M&F: Your character in Defiance, Joshua Nolan, constantly battles aliens. How do you prepare?

GB: I train for it a bit like you’d train for a fight. I get ready and get conditioned. Not for any specific aesthetic. I am not interested in size that I can’t use because I have to carry it for 15 hours a day.

You boxed for 20 years. Does that help with the fight scenes?

I know what it’s like to get punched in the face, so I find it easy to sell the punches. The hardest thing about stunt fighting is you have to throw horrible punches. It always takes me at least a week to get into the habit again of throwing really bad punches. My character is a street fighter.

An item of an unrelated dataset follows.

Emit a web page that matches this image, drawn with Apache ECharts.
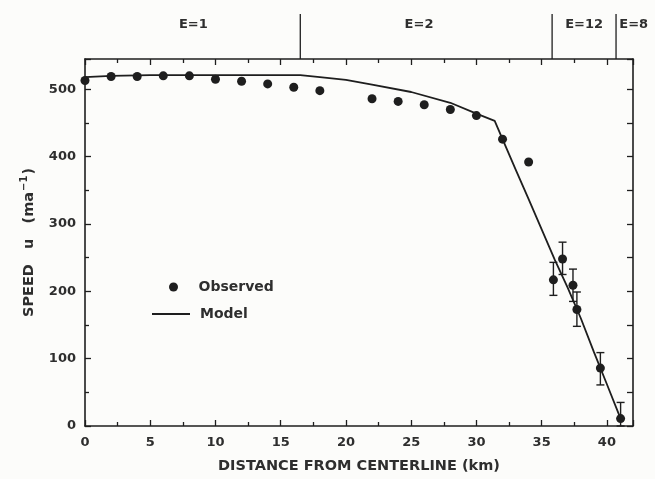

Does Defiance transcend sci-fi?

I think so. When you hit sci-fi sweetly, the science fiction is complete but incidental. My favorite science fiction is epitomized in Blade Runner. You could have set that in the OId West or in current-day New York and it works the same.

What’s the most important thing you’ve learned in your career?

Ninety-nine percent of anything is persistence. You’re going to have failure, and you’re going to have rejection. If you walk out your front door people are going to criticize you and then they’re going to reject you. Make failure your friend. I had more than 100 auditions go the wrong way, but what I decided was that if I want what 99% of people in this world want, then I have no right to complain until I’ve worked harder than 99% of people. That is a fact.